▶ **Raw records**
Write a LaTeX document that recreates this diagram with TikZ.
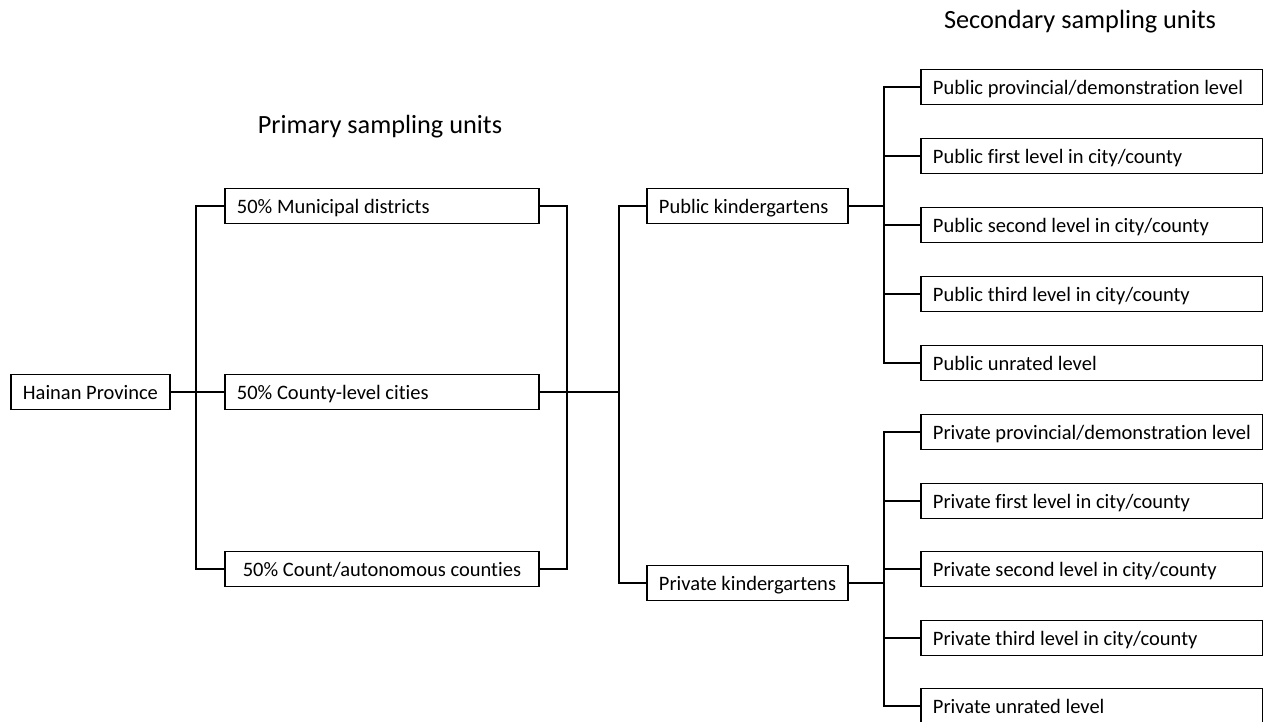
\documentclass[tikz,border=0pt]{standalone}
\usepackage{fontspec}
\setmainfont[Ligatures=NoCommon]{Carlito}
\newcommand{\lbtxt}[2]{\makebox[#1][l]{#2}}
\begin{document}
\begin{tikzpicture}[x=1pt,y=-1pt,
  box/.style={draw,line width=1.9pt,minimum height=35pt,inner ysep=0pt,text height=16pt,text depth=2pt,font=\fontsize{20.5}{22}\selectfont,anchor=west},
  lbox/.style={box,inner xsep=12pt},
  title/.style={font=\fontsize{26.3}{28}\selectfont},
  conn/.style={line width=1.9pt}]
\useasboundingbox (0,0) rectangle (1263,721);
\node[title] (t1) at (380,127) {Primary sampling units};
\node[title] (t2) at (1080,22) {Secondary sampling units};

\node[box,minimum width=159pt] (hp) at (10,392) {Hainan Province};
\node[lbox] (mun) at (224,206) {\lbtxt{290pt}{50\% Municipal districts}};
\node[lbox] (cty) at (224,392) {\lbtxt{290pt}{50\% County-level cities}};
\node[box,minimum width=314pt] (cnt) at (224,569) {50\% Count/autonomous counties};

\node[lbox] (pub) at (646,206) {\lbtxt{177pt}{Public kindergartens}};
\node[lbox] (pri) at (646,583) {\lbtxt{177pt}{Private kindergartens}};

\node[lbox] (u1) at (920,87) {\lbtxt{318pt}{Public provincial/demonstration level}};
\node[lbox] (u2) at (920,156) {\lbtxt{318pt}{Public first level in city/county}};
\node[lbox] (u3) at (920,225) {\lbtxt{318pt}{Public second level in city/county}};
\node[lbox] (u4) at (920,294) {\lbtxt{318pt}{Public third level in city/county}};
\node[lbox] (u5) at (920,363) {\lbtxt{318pt}{Public unrated level}};

\node[lbox] (v1) at (920,432) {\lbtxt{318pt}{Private provincial/demonstration level}};
\node[lbox] (v2) at (920,501) {\lbtxt{318pt}{Private first level in city/county}};
\node[lbox] (v3) at (920,569) {\lbtxt{318pt}{Private second level in city/county}};
\node[lbox] (v4) at (920,638) {\lbtxt{318pt}{Private third level in city/county}};
\node[lbox] (v5) at (920,706) {\lbtxt{318pt}{Private unrated level}};

\coordinate (j1) at (196,392);
\coordinate (j2) at (567,392);
\coordinate (j3) at (619,392);
\coordinate (j4) at (884,206);
\coordinate (j5) at (884,583);

\draw[conn] (hp.east) -- (cty.west);
\draw[conn] (j1) |- (mun.west);
\draw[conn] (j1) |- (cnt.west);
\draw[conn] (mun.east) -| (j2) |- (cnt.east);
\draw[conn] (cty.east) -- (j3);
\draw[conn] (j3) |- (pub.west);
\draw[conn] (j3) |- (pri.west);
\draw[conn] (pub.east) -- (j4);
\draw[conn] (pri.east) -- (j5);
\foreach \n in {u1,u2,u3,u4,u5} \draw[conn] (j4) |- (\n.west);
\foreach \n in {v1,v2,v3,v4,v5} \draw[conn] (j5) |- (\n.west);
\end{tikzpicture}
\end{document}
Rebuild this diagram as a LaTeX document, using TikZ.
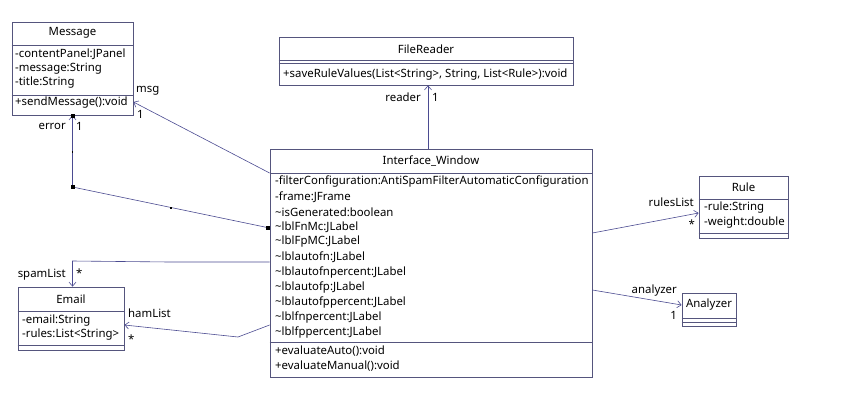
\documentclass[tikz,border=0pt]{standalone}
\usepackage{fontspec}
\setmainfont{Noto Sans}
\usetikzlibrary{arrows.meta}
\definecolor{boxcol}{RGB}{85,85,125}
\definecolor{linecol}{RGB}{75,75,145}
\begin{document}
\begin{tikzpicture}[x=1pt,y=1pt,
  font=\fontsize{11.4}{13}\selectfont,
  classbox/.style={draw=boxcol,fill=white,line width=0.8pt},
  member/.style={anchor=west},
  assoc/.style={draw=linecol,line width=0.6pt,-{Straight Barb[length=4pt,width=7pt]}},
  joint/.style={fill=black,minimum size=4pt},
  bendpoint/.style={fill=black,minimum size=1.6pt}]
\tikzstyle{every node}+=[inner sep=0pt]
\useasboundingbox (0,0) rectangle (842,-405);
\node[classbox,minimum width=121pt,minimum height=93pt] (message) at (72.5,-68.5) {};
\draw[boxcol] (message.west |- 0,-45) -- (message.east |- 0,-45);
\draw[boxcol] (message.west |- 0,-95) -- (message.east |- 0,-95);
\node (messaget) at (72.5,-33) {Message};
\node[member] (messagea1) at (15,-54) {-contentPanel:JPanel};
\node[member] (messagea2) at (15,-69) {-message:String};
\node[member] (messagea3) at (15,-83) {-title:String};
\node[member] (messageo1) at (15,-103) {+sendMessage():void};
\node[classbox,minimum width=294pt,minimum height=48pt] (reader) at (426,-61) {};
\draw[boxcol] (reader.west |- 0,-60) -- (reader.east |- 0,-60);
\draw[boxcol] (reader.west |- 0,-63) -- (reader.east |- 0,-63);
\node (readert) at (426,-49) {FileReader};
\node[member] (readero1) at (283,-75) {+saveRuleValues(List<String>, String, List<Rule>):void};
\node[classbox,minimum width=322pt,minimum height=228pt] (iw) at (431,-263) {};
\draw[boxcol] (iw.west |- 0,-173) -- (iw.east |- 0,-173);
\draw[boxcol] (iw.west |- 0,-342) -- (iw.east |- 0,-342);
\node (iwt) at (431,-161) {Interface\_Window};
\foreach \t [count=\i] in {-filterConfiguration:AntiSpamFilterAutomaticConfiguration,
  -frame:JFrame, \textasciitilde isGenerated:boolean, \textasciitilde lblFnMc:JLabel,
  \textasciitilde lblFpMC:JLabel, \textasciitilde lblautofn:JLabel,
  \textasciitilde lblautofnpercent:JLabel, \textasciitilde lblautofp:JLabel,
  \textasciitilde lblautofppercent:JLabel, \textasciitilde lblfnpercent:JLabel,
  \textasciitilde lblfppercent:JLabel}
  \node[member] (iwa\i) at (275,-167-15*\i) {\t};
\node[member] (iwo1) at (275,-351) {+evaluateAuto():void};
\node[member] (iwo2) at (275,-366) {+evaluateManual():void};
\node[classbox,minimum width=89pt,minimum height=62pt] (rule) at (743.5,-207) {};
\draw[boxcol] (rule.west |- 0,-199) -- (rule.east |- 0,-199);
\draw[boxcol] (rule.west |- 0,-233) -- (rule.east |- 0,-233);
\node (rulet) at (743.5,-187) {Rule};
\node[member] (rulea1) at (704,-208) {-rule:String};
\node[member] (rulea2) at (704,-223) {-weight:double};
\node[classbox,minimum width=54pt,minimum height=33pt] (analyzer) at (709,-309.5) {};
\draw[boxcol] (analyzer.west |- 0,-318) -- (analyzer.east |- 0,-318);
\draw[boxcol] (analyzer.west |- 0,-322) -- (analyzer.east |- 0,-322);
\node (analyzert) at (709,-305) {Analyzer};
\node[classbox,minimum width=106pt,minimum height=63pt] (email) at (71,-318.5) {};
\draw[boxcol] (email.west |- 0,-311) -- (email.east |- 0,-311);
\draw[boxcol] (email.west |- 0,-345) -- (email.east |- 0,-345);
\node (emailt) at (71,-299) {Email};
\node[member] (emaila1) at (22,-321) {-email:String};
\node[member] (emaila2) at (22,-335) {-rules:List<String>};
\draw[assoc] (iw.north -| 428,0) -- (reader.south -| 428,0);
\node[anchor=east] (readerl) at (421,-97) {reader};
\node[anchor=west] (readerm) at (432,-97) {1};
\draw[assoc] (iw.west |- 0,-173) -- (message.east |- 0,-102);
\node[anchor=west] (msgl) at (136,-91) {msg};
\node[anchor=west] (msgm) at (137,-114) {1};
\draw[assoc] (iw.west |- 0,-228) -- (72.5,-187) -- (message.south);
\node[joint] (errorj1) at (72.5,-116) {};
\node[bendpoint] (errorj2) at (72.5,-152) {};
\node[joint] (errorj3) at (72.5,-187) {};
\node[bendpoint] (errorj4) at (171,-208) {};
\node[joint] (errorj5) at (268,-228) {};
\node[anchor=east] (errorl) at (66,-126) {error};
\node[anchor=west] (errorm) at (76,-126) {1};
\draw[assoc] (iw.west |- 0,-262) -- (170,-262) -- (72.5,-261) -- (email.north -| 72.5,0);
\node[anchor=east] (spaml) at (66,-275) {spamList};
\node[anchor=west] (spamm) at (76,-273) {*};
\draw[assoc] (iw.west |- 0,-325) -- (238,-337) -- (email.east |- 0,-325);
\node[anchor=west] (haml) at (128,-313) {hamList};
\node[anchor=west] (hamm) at (128,-339) {*};
\draw[assoc] (iw.east |- 0,-233) -- (rule.west |- 0,-213);
\node[anchor=east] (rulesl) at (694,-202) {rulesList};
\node[anchor=east] (rulesm) at (695,-224) {*};
\draw[assoc] (iw.east |- 0,-290) -- (analyzer.west |- 0,-305);
\node[anchor=east] (analyzerl) at (677,-291) {analyzer};
\node[anchor=east] (analyzerm) at (677,-315) {1};
\end{tikzpicture}
\end{document}
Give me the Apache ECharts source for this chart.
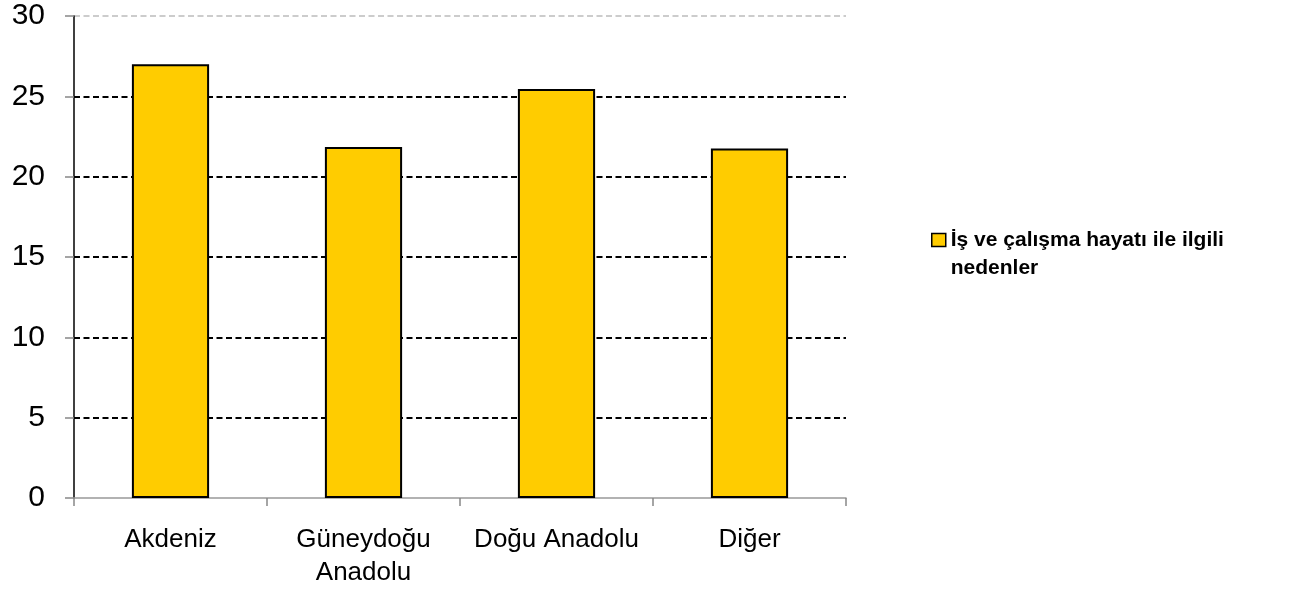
<!DOCTYPE html>
<html>
<head>
<meta charset="utf-8">
<script src="https://cdn.jsdelivr.net/npm/echarts@6/dist/echarts.min.js"></script>
<style>
  html, body { margin: 0; padding: 0; background: #fff; }
  #chart { width: 1306px; height: 589px; }
</style>
</head>
<body>
<div id="chart"></div>
<script>
// bölgeler ve değerler
const categories = ['Akdeniz', 'Güneydoğu\nAnadolu', 'Doğu Anadolu', 'Diğer'];
const values = [27.0, 21.85, 25.45, 21.75];
const seriesName = 'İş ve çalışma hayatı ile ilgili\nnedenler';
const yTicks = [0, 30, 5]; // min, max, interval

const myChart = echarts.init(document.getElementById('chart'));
const option = {
    animation: false,
    textStyle: { fontFamily: 'Liberation Sans, Arial, sans-serif' },
    grid: { left: 74, right: 460, top: 16, bottom: 91, containLabel: false },
    legend: {
        data: [seriesName],
        left: 931,
        top: 226,
        padding: 0,
        orient: 'vertical',
        itemWidth: 14,
        itemHeight: 41,
        itemGap: 6,
        // kare ikonu ilk satırla hizalamak için alt kısmı boş bir yol
        icon: 'path://M0,0 L14,0 L14,13 L0,13 Z M0,41 L0,41',
        textStyle: {
            fontSize: 21,
            fontWeight: 'bold',
            color: '#000',
            lineHeight: 28
        },
        itemStyle: { borderColor: '#000', borderWidth: 1.5 }
    },
    xAxis: {
        type: 'category',
        data: categories,
        axisLine: { lineStyle: { color: '#999', width: 1.5 } },
        axisTick: { show: true, length: 8, interval: 0, alignWithLabel: false, lineStyle: { color: '#888', width: 1.5 } },
        axisLabel: { fontSize: 26, color: '#000', margin: 25, lineHeight: 33, interval: 0 }
    },
    yAxis: {
        type: 'value',
        min: yTicks[0],
        max: yTicks[1],
        interval: yTicks[2],
        axisLine: { show: true, lineStyle: { color: '#000', width: 1.5 } },
        axisTick: { show: true, length: 9, lineStyle: { color: '#888', width: 1.5 } },
        axisLabel: { fontSize: 30, color: '#000', margin: 29 },
        splitLine: {
            show: true,
            lineStyle: {
                color: ['rgba(0,0,0,0)', '#000', '#000', '#000', '#000', '#000', '#ccc'],
                type: [6, 3.5],
                width: 2
            }
        }
    },
    series: [{
        name: seriesName,
        type: 'bar',
        data: values,
        barWidth: '40%',
        itemStyle: { color: '#FFCC00', borderColor: '#000', borderWidth: 2 }
    }]
};
myChart.setOption(option);
</script>
</body>
</html>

▶ **What to produce**
Go from the first line of the listing to the line holding "(j5) at (884,583);" and, please, transcribe those lines exactly, both included, with no pictures.

▶ **The completed task**
Write a LaTeX document that recreates this diagram with TikZ.
\documentclass[tikz,border=0pt]{standalone}
\usepackage{fontspec}
\setmainfont[Ligatures=NoCommon]{Carlito}
\newcommand{\lbtxt}[2]{\makebox[#1][l]{#2}}
\begin{document}
\begin{tikzpicture}[x=1pt,y=-1pt,
  box/.style={draw,line width=1.9pt,minimum height=35pt,inner ysep=0pt,text height=16pt,text depth=2pt,font=\fontsize{20.5}{22}\selectfont,anchor=west},
  lbox/.style={box,inner xsep=12pt},
  title/.style={font=\fontsize{26.3}{28}\selectfont},
  conn/.style={line width=1.9pt}]
\useasboundingbox (0,0) rectangle (1263,721);
\node[title] (t1) at (380,127) {Primary sampling units};
\node[title] (t2) at (1080,22) {Secondary sampling units};

\node[box,minimum width=159pt] (hp) at (10,392) {Hainan Province};
\node[lbox] (mun) at (224,206) {\lbtxt{290pt}{50\% Municipal districts}};
\node[lbox] (cty) at (224,392) {\lbtxt{290pt}{50\% County-level cities}};
\node[box,minimum width=314pt] (cnt) at (224,569) {50\% Count/autonomous counties};

\node[lbox] (pub) at (646,206) {\lbtxt{177pt}{Public kindergartens}};
\node[lbox] (pri) at (646,583) {\lbtxt{177pt}{Private kindergartens}};

\node[lbox] (u1) at (920,87) {\lbtxt{318pt}{Public provincial/demonstration level}};
\node[lbox] (u2) at (920,156) {\lbtxt{318pt}{Public first level in city/county}};
\node[lbox] (u3) at (920,225) {\lbtxt{318pt}{Public second level in city/county}};
\node[lbox] (u4) at (920,294) {\lbtxt{318pt}{Public third level in city/county}};
\node[lbox] (u5) at (920,363) {\lbtxt{318pt}{Public unrated level}};

\node[lbox] (v1) at (920,432) {\lbtxt{318pt}{Private provincial/demonstration level}};
\node[lbox] (v2) at (920,501) {\lbtxt{318pt}{Private first level in city/county}};
\node[lbox] (v3) at (920,569) {\lbtxt{318pt}{Private second level in city/county}};
\node[lbox] (v4) at (920,638) {\lbtxt{318pt}{Private third level in city/county}};
\node[lbox] (v5) at (920,706) {\lbtxt{318pt}{Private unrated level}};

\coordinate (j1) at (196,392);
\coordinate (j2) at (567,392);
\coordinate (j3) at (619,392);
\coordinate (j4) at (884,206);
\coordinate (j5) at (884,583);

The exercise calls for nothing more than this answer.